Verification between the immune‐related risk model. (A) and (B‐a to c). The distributions of risk scores (a), survival times and status (b), and the heatmaps of gene expression levels (c) in the training set and validation set. The black dotted lines represent the median risk score cut‐off dividing patients into high‐ and low‐risk groups. The red dots represent the ESCA patients in high‐risk group, and the green dots represent the low‐risk. (A) and (B‐d) Kaplan–Meier survival analyses of the ESCA patients. (A) and (B‐e) ROC curves of the training set and validation set. (C) Multi‐index ROC curves of age, gender, grade, stage, TNM, and risk score.
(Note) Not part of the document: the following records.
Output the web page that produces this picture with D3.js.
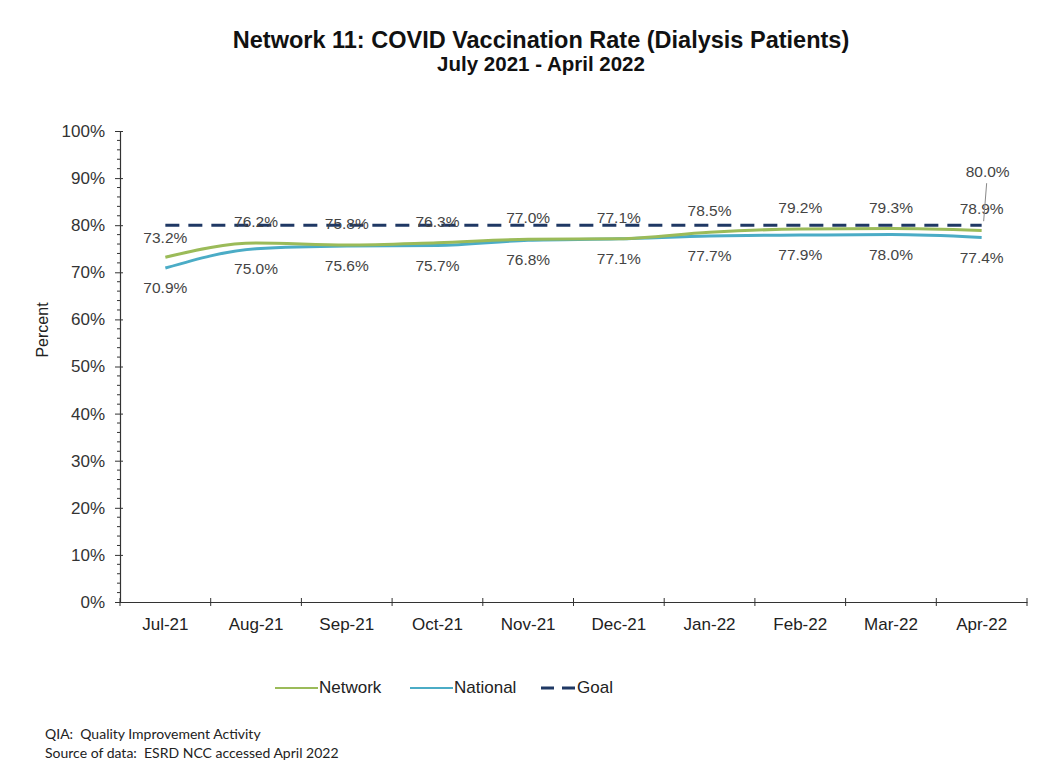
<!DOCTYPE html>
<html>
<head>
<meta charset="utf-8">
<script src="https://cdn.jsdelivr.net/npm/d3@7"></script>
<style>
    body { margin: 0; background: #fff; }
    svg { display: block; font-family: Arial, "Liberation Sans", sans-serif; }
</style>
</head>
<body>
<script>
// Chart data
const months = ["Jul-21", "Aug-21", "Sep-21", "Oct-21", "Nov-21", "Dec-21", "Jan-22", "Feb-22", "Mar-22", "Apr-22"];
const network = [73.2, 76.2, 75.8, 76.3, 77.0, 77.1, 78.5, 79.2, 79.3, 78.9];
const national = [70.9, 75.0, 75.6, 75.7, 76.8, 77.1, 77.7, 77.9, 78.0, 77.4];
const goal = [80, 80, 80, 80, 80, 80, 80, 80, 80, 80];
const yTicks = [0, 10, 20, 30, 40, 50, 60, 70, 80, 90, 100];

const width = 1058;
const height = 772;
const margin = {left: 120, right: 31, top: 131, bottom: 170};

const svg = d3.select("body").append("svg")
    .attr("width", width)
    .attr("height", height);

const x = d3.scaleBand()
    .domain(months)
    .range([margin.left, width - margin.right]);

const y = d3.scaleLinear()
    .domain([0, 100])
    .range([height - margin.bottom, margin.top]);

const cx = d => x(d) + x.bandwidth() / 2;

// Title
svg.append("text")
    .attr("x", 541).attr("y", 48)
    .attr("text-anchor", "middle")
    .style("font-weight", "bold")
    .style("font-size", "23.5px")
    .attr("fill", "#111")
    .text("Network 11: COVID Vaccination Rate (Dialysis Patients)");

svg.append("text")
    .attr("x", 541).attr("y", 71)
    .attr("text-anchor", "middle")
    .style("font-weight", "bold")
    .style("font-size", "20.5px")
    .attr("fill", "#111")
    .text("July 2021 - April 2022");

// Y axis
const yAxis = svg.append("g")
    .attr("transform", `translate(${margin.left},0)`)
    .call(d3.axisLeft(y).tickValues(yTicks).tickFormat(d => d + "%").tickSize(5).tickPadding(10));
yAxis.select(".domain").attr("stroke", "#333").attr("stroke-width", 1.2);
yAxis.selectAll(".tick line").attr("stroke", "#333").attr("x2", -5).attr("x1", 3);
yAxis.selectAll(".tick text").style("font-size", "17px").attr("fill", "#333");

// minor ticks every 2%
svg.append("g")
    .selectAll("line")
    .data(d3.range(0, 101, 2).filter(v => v % 10 !== 0))
    .join("line")
    .attr("x1", margin.left - 3).attr("x2", margin.left)
    .attr("y1", d => y(d)).attr("y2", d => y(d))
    .attr("stroke", "#333");

svg.append("text")
    .attr("transform", "translate(48,330) rotate(-90)")
    .attr("text-anchor", "middle")
    .style("font-size", "16px")
    .attr("fill", "#222")
    .text("Percent");

// X axis
const xAxis = svg.append("g")
    .attr("transform", `translate(0,${y(0)})`)
    .call(d3.axisBottom(x).tickSize(0).tickPadding(16));
xAxis.select(".domain").attr("stroke", "#333").attr("stroke-width", 1.2);
xAxis.selectAll(".tick text").style("font-size", "17px").attr("fill", "#222");

// category separators
svg.append("g")
    .selectAll("line")
    .data(months.concat(["end"]))
    .join("line")
    .attr("x1", (d, i) => margin.left + i * x.bandwidth())
    .attr("x2", (d, i) => margin.left + i * x.bandwidth())
    .attr("y1", y(0) - 4).attr("y2", y(0) + 4)
    .attr("stroke", "#333");

// Lines
const line = d3.line()
    .x((d, i) => cx(months[i]))
    .y(d => y(d))
    .curve(d3.curveMonotoneX);

svg.append("path")
    .datum(national)
    .attr("d", line)
    .attr("fill", "none")
    .attr("stroke", "#4BACC6")
    .attr("stroke-width", 3);

svg.append("path")
    .datum(network)
    .attr("d", line)
    .attr("fill", "none")
    .attr("stroke", "#9BBB59")
    .attr("stroke-width", 3);

svg.append("path")
    .datum(goal)
    .attr("d", line)
    .attr("fill", "none")
    .attr("stroke", "#1F3864")
    .attr("stroke-width", 3)
    .attr("stroke-dasharray", "14,9");

// Data labels
const labelStyle = sel => sel
    .attr("text-anchor", "middle")
    .attr("dominant-baseline", "middle")
    .style("font-size", "15.5px")
    .attr("fill", "#444");

svg.append("g").selectAll("text")
    .data(network)
    .join("text")
    .attr("x", (d, i) => cx(months[i]))
    .attr("y", (d, i) => y(d) - (i === 0 ? 18 : 20))
    .call(labelStyle)
    .text(d => d.toFixed(1) + "%");

svg.append("g").selectAll("text")
    .data(national)
    .join("text")
    .attr("x", (d, i) => cx(months[i]))
    .attr("y", d => y(d) + 21)
    .call(labelStyle)
    .text(d => d.toFixed(1) + "%");

// Goal label on last point with leader line
const last = months.length - 1;
svg.append("line")
    .attr("x1", cx(months[last]) + 2).attr("y1", y(goal[last]) - 4)
    .attr("x2", cx(months[last]) + 5).attr("y2", y(goal[last]) - 42)
    .attr("stroke", "#888").attr("stroke-width", 1);
svg.append("text")
    .attr("x", cx(months[last]) + 6)
    .attr("y", y(goal[last]) - 52)
    .call(labelStyle)
    .text(goal[last].toFixed(1) + "%");

// Legend
const legend = [
    {name: "Network", color: "#9BBB59", dash: null, x: 275},
    {name: "National", color: "#4BACC6", dash: null, x: 410},
    {name: "Goal", color: "#1F3864", dash: "13,8", x: 541}
];
const lg = svg.append("g").attr("transform", "translate(0,688)");
legend.forEach(l => {
    lg.append("line")
        .attr("x1", l.x).attr("x2", l.x + (l.dash ? 34 : 43))
        .attr("y1", 0).attr("y2", 0)
        .attr("stroke", l.color)
        .attr("stroke-width", l.dash ? 3 : 2)
        .attr("stroke-dasharray", l.dash);
    lg.append("text")
        .attr("x", l.x + (l.dash ? 36 : 44))
        .attr("y", 1)
        .attr("dominant-baseline", "middle")
        .style("font-size", "17px")
        .attr("fill", "#222")
        .text(l.name);
});

// Footnotes
const notes = ["QIA:  Quality Improvement Activity", "Source of data:  ESRD NCC accessed April 2022"];
svg.append("g").selectAll("text")
    .data(notes)
    .join("text")
    .attr("x", 45)
    .attr("y", (d, i) => 739 + i * 19)
    .style("font-family", "Lato, 'Open Sans', sans-serif")
    .style("font-size", "14px")
    .style("white-space", "pre")
    .attr("fill", "#222")
    .text(d => d);
</script>
</body>
</html>
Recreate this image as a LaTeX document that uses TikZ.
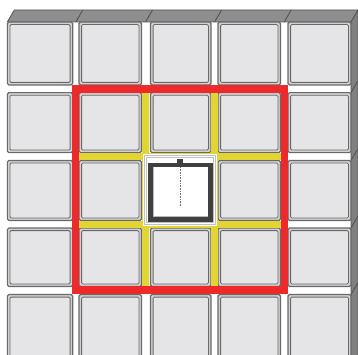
\documentclass[tikz,border=0pt]{standalone}
\definecolor{redline}{RGB}{236,42,44}
\definecolor{yelline}{RGB}{226,212,50}
\definecolor{cellfill}{RGB}{229,229,231}
\definecolor{cellring}{RGB}{208,208,210}
\definecolor{celledge}{RGB}{105,105,105}
\definecolor{faceg}{RGB}{142,142,142}
\definecolor{sideg}{RGB}{128,128,128}
\definecolor{edgeg}{RGB}{85,85,85}
\definecolor{darkg}{RGB}{64,64,64}
\begin{document}
\begin{tikzpicture}[x=1pt,y=-1pt,
  cellouter/.style={draw=celledge,line width=1.1pt,fill=cellring,rounded corners=1.5pt},
  cellinner/.style={draw=celledge,line width=0.8pt,fill=cellfill,rounded corners=1.2pt},
  facestyle/.style={fill=faceg,draw=edgeg,line width=0.8pt,line join=round},
  sidestyle/.style={fill=sideg,draw=edgeg,line width=0.8pt,line join=round},
  divider/.style={draw=edgeg,line width=0.9pt},
  yelstyle/.style={draw=yelline,line width=7pt},
  redstyle/.style={draw=redline,line width=7.2pt,line join=miter},
  thinring/.style={draw=gray!50,line width=0.5pt},
  darkframe/.style={draw=darkg,line width=4.6pt},
  dotline/.style={draw=darkg!75,line width=0.7pt,dash pattern=on 0.8pt off 0.8pt}]
\clip (0,0) rectangle (358,355);
\fill[white] (0,0) rectangle (358,355);
% top face of the block row
\path[facestyle] (7.3,22) -- (351,22) -- (358,10) -- (14.3,10) -- cycle;
\foreach \x in {75.8,145.5,214.6,284.2}{
  \draw[divider] (\x,22) -- (\x+7,10);
}
% right side face
\path[sidestyle] (351,22) -- (358,10) -- (358,362) -- (351,362) -- cycle;
\foreach \y in {92.7,160.5,228,294.5}{
  \draw[divider] (351,\y) -- (358,\y-12);
}
% cells
\foreach \l/\r in {7.3/72.7,79/141.5,150.5/211,218/280.5,288/351}{
  \foreach \t/\b in {22/85,92.7/152.7,160.5/220.5,228/286.5,294.5/362}{
    \draw[cellouter] (\l,\t) rectangle (\r,\b);
    \draw[cellinner] (\l+2.6,\t+2.6) rectangle (\r-2.6,\b-2.6);
  }
}
% yellow inner lines
\draw[yelstyle] (145.5,89) -- (145.5,290);
\draw[yelstyle] (214.6,89) -- (214.6,290);
\draw[yelstyle] (75.8,156.3) -- (284.2,156.3);
\draw[yelstyle] (75.8,224) -- (284.2,224);
% red square
\draw[redstyle] (75.8,89) rectangle (284.2,290);
% centre cell
\fill[white] (142.8,154) rectangle (216.5,225.5);
\draw[thinring] (144.3,155.5) rectangle (215,224);
\draw[thinring] (146.3,157.5) rectangle (213,222);
\draw[darkframe] (150.6,165) rectangle (210.5,219.3);
\draw[draw=gray!55,line width=1pt] (153.6,167.5) -- (153.6,216.3) -- (208,216.3);
\fill[darkg] (177.4,159.3) rectangle (182.8,167);
\draw[dotline] (180.1,167) -- (180.1,207);
\end{tikzpicture}
\end{document}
Time‐dependent ROC curves for 1–3 years. AUC, area under the receiver operating characteristic curve; ESCA, esophageal cancer; ROC, receiver operating characteristic.

Figure 4

Quantitative polymerase chain reaction verification of CDK9, ELNF1, FABP9, and STC2.

Figure 5

The heatmap of the clinical phenotypes (A) and distribution characteristic of pathological stage‐N (B) in the high‐ and low‐risk groups. (C) Differences in risk scores among different clinical features. IRGPI, immune‐related gene prognostic index; IRS, immune‐related risk score; TCGA, The Cancer Genome Atlas.

Figure 6

GO analysis of Gene Set Enrichment Analysis (GSEA) in the high‐ (A) and low‐risk (B) groups. GO, gene ontology.

Figure 7

The enrichment analysis of DEGs. (A) GO functional enrichment analysis. (B) KEGG pathway enrichment analysis. Circle color indicates P. Circle size represents the gene number enriched in the pathway. DEGs, differentially expressed genes; GO, gene ontology; KEGG, Kyoto Encyclopedia of Genes and Genomes.

Figure 8

Structures and genetic networks of PPZ. (A) Two‐ and three‐dimensional chemical structure diagrams. (B) Protein–protein interaction (PPI) network. (C) Core targets of PPI network. PPZ, perphenazine.

Figure 9

The enrichment analysis of drug targets. (A) GO functional enrichment analysis. (B) KEGG pathway enrichment analysis. Circle color indicates P. Size represents the gene number enriched in the pathway. GO, gene ontology; KEGG, Kyoto Encyclopedia of Genes and Genomes; TGF, transforming growth factor.

Figure 10

Docked complexes of PPZ with VAV3 (A, PDB ID: 2D86), BTK (B, PDB ID: 3GEN), and AR (C, PDB ID: 1E3G). The left views depict three‐dimensional docked pose of ligands with the target proteins and the right views are specific pics, showing the interaction for hydrogen bonds formed between PPZ and amino acids. AR, androgen receptor; Btk, Bruton tyrosine kinase; PPZ, perphenazine; Vav3, Vav guanine nucleotide exchange factor 3.